4) Such combined turbine tail is mount on freewheel, on what the generator is mount, but with skew in axial plane. Yet tail may freely rotate on vertical axle, but is fixed about 22-25 grades in slope against horizon.

When wind is mild it steers turbine in-wind, but when it is too high, the tail steers wheel out-wind. To illustrate You may see wind energy basics course slides, what is one of themes I teach regularly, those You need is one of the most last inside there. Sorry You will not be able to read the explanations without of use the Google Translate, but the aim is to show the pictures, what all languages are identical (what a surprize .

https://www.dropbox.com/s/iggfjdc2t6wmxmm/WindEnergy_10kl.ppt?dl=0

(Moderator's note: Light formatting added to make reading easier)

 

This is all enormously helpful. Thank you all!

I have to catch up and do additional research, but will definitely have a few more questions.

 

This is all enormously helpful. Thank you all!
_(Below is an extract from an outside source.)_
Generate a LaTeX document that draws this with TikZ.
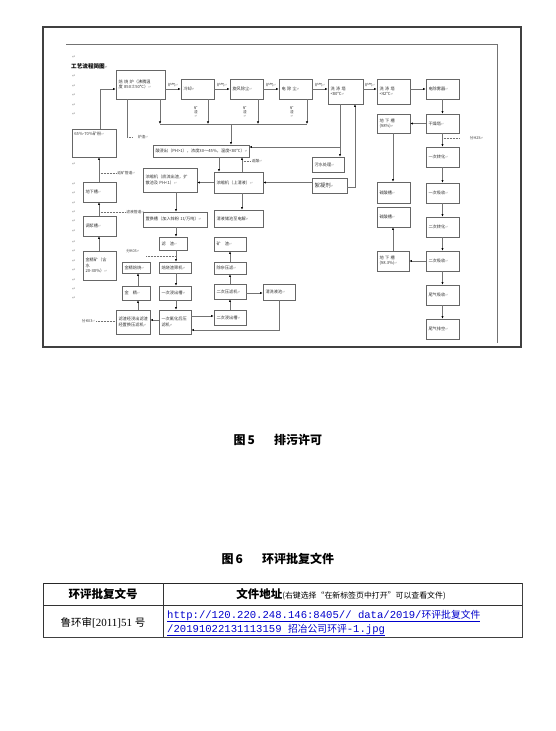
\documentclass[tikz,border=0pt]{standalone}
\usepackage{fontspec}
\setmainfont{Liberation Serif}
\setmonofont{Liberation Mono}
\newfontfamily\cjk{Noto Sans CJK SC}
\newfontfamily\dv{DejaVu Sans}
\usetikzlibrary{arrows.meta}
\newcommand\rt{{\dv\fontsize{3.4}{4}\selectfont\color{black!45}↵}}
\newcommand\rtm{{\dv\fontsize{4.5}{5}\selectfont\color{black!40}↵}}
\tikzset{
 bx/.style={draw=black!60, line width=0.7pt, fill=white, inner sep=0.4pt,
   font=\cjk\fontsize{4.2}{5.2}\selectfont, align=left, text=black!80},
 ar/.style={draw=black!55, line width=0.6pt, -{Latex[length=2.6pt,width=2.3pt,color=black]}},
 ln/.style={draw=black!55, line width=0.6pt},
 dl/.style={draw=black!55, line width=0.5pt, densely dotted},
 lb/.style={font=\cjk\fontsize{3.8}{4.5}\selectfont, text=black!75, inner sep=0.5pt},
 captn/.style={font=\cjk\bfseries\fontsize{12}{14}\selectfont, inner sep=0pt},
 tl/.style={draw=black!80, line width=0.5pt},
}
\newcommand\bxn[6]{\node[bx,minimum width={(#4-#2)*1pt},minimum height={(#5-#3)*1pt},text width={(#4-#2-5)*1pt}] (#1) at ({(#2+#4)/2},{(#3+#5)/2}) {#6};}
\begin{document}
\begin{tikzpicture}[x=1pt,y=-1pt]
\useasboundingbox (0,0) rectangle (555,731);
\fill[white] (0,0) rectangle (555,731);
% frame of the embedded figure
\draw[black!75, line width=1.1pt] (43,27) rectangle (521,347);
\draw[black!55, line width=0.6pt] (66,44) -- (497,44) -- (497,343);
% return marks on the left margin
\foreach \yy in {57,76,86,95,105,114,164,184,193,203,212,221,231,242,251,261,270,280,289,298}
  \node[inner sep=0pt] at (74,\yy) {\rtm};
\node[font=\cjk\bfseries\fontsize{5.6}{6.5}\selectfont, anchor=west, inner sep=0pt] (title) at (71,66) {工艺流程简图\rt};

% ---- boxes ----
\bxn{fsl}{116}{70}{165}{99}{焙 烧 炉（沸腾温\\度 850±50℃）\rt}
\bxn{lq}{181}{79}{214}{99}{冷却\rt}
\bxn{xf}{230}{79}{263}{99}{旋风除尘\rt}
\bxn{dc}{279}{79}{312}{99}{电 除 尘\rt}
\bxn{xda}{328}{79}{363}{104}{洗 涤 塔\\<80℃\rt}
\bxn{xdb}{377}{79}{410}{104}{洗 涤 塔\\<42℃\rt}
\bxn{dcw}{426}{79}{459}{99}{电除雾器\rt}
\bxn{gz}{426}{114}{459}{133}{干燥塔\rt}
\bxn{dxa}{377}{114}{410}{133}{地 下 槽\\(98\%)\rt}
\bxn{zha}{426}{147}{459}{167}{一次转化\rt}
\bxn{xsa}{426}{183}{459}{203}{一次吸收\rt}
\bxn{zhb}{426}{217}{459}{237}{二次转化\rt}
\bxn{xsb}{426}{251}{459}{271}{二次吸收\rt}
\bxn{dxb}{377}{251}{409}{271}{地 下 槽\\(98.3\%)\rt}
\bxn{wq}{426}{285}{459}{305}{尾气吸收\rt}
\bxn{wp}{426}{319}{459}{339}{尾气排空\rt}
\bxn{lca}{377}{182}{410}{203}{硫酸槽\rt}
\bxn{lcb}{377}{207}{410}{227}{硫酸槽\rt}
\bxn{ws}{312}{157}{344}{172}{污水处理\rt}
\bxn{xn}{312}{178}{347}{193}{\fontsize{5.4}{6}\selectfont 絮凝剂\rt}
\bxn{fg}{153}{145}{249}{157}{酸浸出（PH>1），浓度30～45\%，温度<80℃）\rt}
\bxn{ns}{214}{172}{263}{193}{浓缩机（上清液）\rt}
\bxn{dj}{143}{168}{197}{192}{浓缩机（底流出渣，扩\\散池及 PH<1）\rt}
\bxn{cq}{214}{210}{263}{227}{清液储池至电解\rt}
\bxn{zhc}{143}{212}{207}{227}{置换槽（加入锌粉 1t/万吨）\rt}
\bxn{lz}{159}{237}{187}{250}{滤　渣\rt}
\bxn{ss}{159}{262}{191}{273}{焙烧渣筛机\rt}
\bxn{jjb}{122}{262}{150}{273}{金精焙烧\rt}
\bxn{jj}{122}{286}{150}{300}{金　精\rt}
\bxn{jca}{159}{286}{191}{300}{一次浸出槽\rt}
\bxn{lzs}{116}{310}{150}{334}{滤渣经浸出滤渣\\经置换压滤机\rt}
\bxn{yla}{159}{310}{191}{334}{一次氰化后压\\滤机\rt}
\bxn{jcb}{214}{310}{246}{325}{二次浸出槽\rt}
\bxn{ylb}{214}{284}{246}{299}{二次压滤机\rt}
\bxn{cz}{214}{262}{246}{274}{除杂压滤\rt}
\bxn{kz}{214}{237}{246}{251}{矿　渣\rt}
\bxn{qx}{263}{284}{295}{300}{清洗液池\rt}
\bxn{m65}{72}{129}{116}{157}{}
\node[lb, font=\cjk\fontsize{4.2}{5}\selectfont, anchor=north west] (m65t) at ([xshift=2pt,yshift=-3pt]m65.north west) {65\%-70\%矿粉\rt};
\bxn{dxc}{83}{182}{116}{202}{地下槽\rt}
\bxn{tj}{83}{216}{116}{236}{调浆槽\rt}
\bxn{jjk}{83}{251}{116}{280}{金精矿（含\\水\\20-30\%）\rt}

% ---- helper coordinates ----
\coordinate (a1) at (100,89);
\coordinate (k1) at (160,124); \coordinate (k2) at (208,124);
\coordinate (k3) at (258,124); \coordinate (k4) at (307,124);
\coordinate (k5) at (231,124);
\coordinate (s1) at (127,137);
\coordinate (w1) at (340,147); \coordinate (w2) at (355,187);
\coordinate (f1) at (219,160); \coordinate (f2) at (242,161);
\coordinate (c1) at (176,200); \coordinate (c2) at (176,256);
\coordinate (d1) at (99,173); \coordinate (d2) at (99,212);
\coordinate (l1) at (150,320); \coordinate (l2) at (138,305);
\coordinate (q1) at (279,330);
\coordinate (y1) at (230,316); \coordinate (y2) at (255,293);
\coordinate (r1) at (442,138); \coordinate (r2) at (393,150);
\coordinate (t1) at (96,321);

% ---- top row ----
\draw[ar] (m65.north -| a1) -- (a1) -- (fsl.west |- a1);
\draw[ar] (fsl.east |- lq.west) -- (lq.west) node[lb, midway, above=1.5pt] {炉气\rt};
\draw[ar] (lq.east) -- (xf.west) node[lb, midway, above=1.5pt] {炉气\rt};
\draw[ar] (xf.east) -- (dc.west) node[lb, midway, above=1.5pt] {炉气\rt};
\draw[ar] (dc.east) -- (dc.east -| xda.west) node[lb, midway, above=1.5pt] {炉气\rt};
\draw[ar] (xda.east |- dc.east) -- (xdb.west |- dc.east) node[lb, midway, above=1.5pt] {炉气\rt};
\draw[ar] (xdb.east |- dcw.west) -- (dcw.west);
\draw[ar] (dcw.south) -- (gz.north);
\draw[ar] (gz.west) -- (dxa.east);
\draw[ar] (gz.south) -- (zha.north);
\draw[dl] (r1) -- (460,138) node[lb, right=9pt] {分H2S\rt};
\draw[ar] (zha.south) -- (xsa.north);
\draw[ar] (xsa.south) -- (zhb.north);
\draw[ar] (zhb.south) -- (xsb.north);
\draw[ar] (xsb.south) -- (wq.north);
\draw[ar] (wq.south) -- (wp.north);
\draw[ar] (xsb.west) -- (dxb.east);
\draw[ar] (dxa.south -| r2) -- (lca.north -| r2);
\draw[ar] (dxb.north -| r2) -- (lcb.south -| r2);

% ---- slag collection ----
\draw[ar] (fsl.south -| k1) -- (k1);
\draw[ar] (lq.south -| k2) -- (k2);
\draw[ar] (xf.south -| k3) -- (k3);
\draw[ar] (dc.south -| k4) -- (k4);
\draw[ln] (k1) -- (k4);
\draw[ar] (k5) -- (k5 |- fg.north);
\node[lb, align=center, font=\cjk\fontsize{3.6}{4}\selectfont] at (196,112) {矿\\渣\\\rt};
\node[lb, align=center, font=\cjk\fontsize{3.6}{4}\selectfont] at (245,112) {矿\\渣\\\rt};
\node[lb, align=center, font=\cjk\fontsize{3.6}{4}\selectfont] at (292,112) {矿\\渣\\\rt};
\draw[ln] (fsl.south -| s1) -- (s1);
\draw[dl] (s1) -- ++(6,0) node[lb, right=4pt] {炉渣\rt};

% ---- washing water ----
\draw[ln] (xda.south -| w1) -- (w1);
\draw[ar] (w1) -- (fg.east |- w1);
\draw[ar] (w1) -- (w1 |- ws.north);
\draw[ar] (xn.east |- w2) -- (w2) -- (w2 |- xda.south);
\draw[ar] (xn.west |- ns.east) -- (ns.east);

% ---- leaching ----
\draw[ar] (fg.south -| f1) -- (ns.north -| f1);
\draw[ar] (ns.north -| f2) -- (fg.south -| f2);
\draw[dl] (f2) -- ++(8,0) node[lb, right=1pt] {返酸\rt};
\draw[ar] (ns.west) -- (dj.east |- ns.west);
\draw[ar] (ns.south -| f2) -- (cq.north -| f2);
\draw[ar] (dj.south -| c1) -- (zhc.north -| c1);
\draw[ar] (zhc.south -| c1) -- (lz.north -| c1);
\draw[ar] (lz.south -| c1) -- (ss.north -| c1);
\draw[dl] (146,256) -- (c2);
\node[lb] at (133,251) {分K03\rt};
\draw[ar] (ss.south -| c1) -- (jca.north -| c1);
\draw[ar] (jca.south -| c1) -- (yla.north -| c1);
\draw[ar] (yla.west |- l1) -- (lzs.east |- l1);
\draw[ar] (lzs.north -| l2) -- (jj.south -| l2);
\draw[ar] (jj.north -| l2) -- (jjb.south -| l2);
\draw[dl] (t1) -- (lzs.west |- t1);
\node[lb, anchor=east] at (t1) {分K03\rt};
\draw[ar] (yla.east |- y1) -- (jcb.west |- y1);
\draw[ar] (jcb.north) -- (ylb.south);
\draw[ar] (ylb.north) -- (cz.south);
\draw[ar] (cz.north) -- (kz.south);
\draw[ar] (ylb.east |- y2) -- (qx.west |- y2);
\draw[ar] (qx.south -| q1) -- (q1) -- (yla.east |- q1);

% ---- left column ----
\draw[ar] (dxc.north -| d1) -- (m65.south -| d1);
\draw[ar] (tj.north -| d1) -- (dxc.south -| d1);
\draw[ar] (jjk.north -| d1) -- (tj.south -| d1);
\draw[dl] (d1) -- ++(17,0) node[lb, right=0.5pt] {返矿管道\rt};
\draw[dl] (d2) -- ++(26,0) node[lb, right=0.5pt] {滤液管道\rt};

% ---- captions ----
\node[captn] (cap5) at (278,440) {图\,5\hspace{1.6em}排污许可};
\node[captn] (cap6) at (278,559) {图\,6\hspace{1.6em}环评批复文件};

% ---- table ----
\draw[black!85, line width=0.9pt] (43,583) -- (522,583);
\draw[tl] (43,583) -- (43,637);
\draw[black!75, line width=1pt] (43,637) -- (522,637) -- (522,583);
\draw[tl] (43,605) -- (522,605);
\draw[tl] (163,583) -- (163,637);
\node[font=\cjk\bfseries\fontsize{11.5}{13}\selectfont, inner sep=0pt] (th1) at (103,594) {环评批复文号};
\node[inner sep=0pt] (th2) at (341,594) {\cjk\fontsize{11.5}{13}\selectfont\bfseries 文件地址\mdseries\fontsize{7.9}{9}\selectfont(右键选择“在新标签页中打开”可以查看文件)};
\node[inner sep=0pt] (td1) at (103,623) {\fontsize{11}{13}\selectfont{\cjk\fontsize{10.5}{12}\selectfont 鲁环审}[2011]51 {\cjk\fontsize{10.5}{12}\selectfont 号}};
\node[anchor=west, inner sep=0pt, text=blue!80!black] (lk1) at (167,616)
  {\underline{\ttfamily\fontsize{10.6}{12}\selectfont http://120.220.248.146:8405//\ data/2019/{\cjk\fontsize{9.8}{11}\selectfont 环评批复文件}}};
\node[anchor=west, inner sep=0pt, text=blue!80!black] (lk2) at (167,630)
  {\underline{\ttfamily\fontsize{10.6}{12}\selectfont /20191022131113159\ {\cjk\fontsize{9.8}{11}\selectfont 招冶公司环评}-1.jpg}};
\end{tikzpicture}
\end{document}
I have to catch up and do additional research, but will definitely have a few more questions.

Some wind turbine manufacturers avoid gearboxes because this is the single biggest maintenance expense. They convert to dc then use inverters to go to AC. Also, the high gear ratios required for low wind speeds result in a significantly higher minimum wind speed to get the blades moving if stopped. Gearbox-less (direct drive) turbines are cheaper to build, more efficient, and less maintenance.

 

What about in compressed air storage. With the ability to spin the turbine very quickly there might not be a need to gearboxes, correct?

 

What about in compressed air storage. With the ability to spin the turbine very quickly there might not be a need to gearboxes, correct?

Eaton offered a hydraulic pump system where a hydraulic pump is on the turbine head, then the fluid is pumped to a ground-level generator (direct drive) or gearbox/generator. This simplified oil changes and and most mechanical wear items to be replaced at ground level with a little more up front costs. Still some debate on how often the oil needs to be changed and how much oil should be in the sump to limit oil change frequency.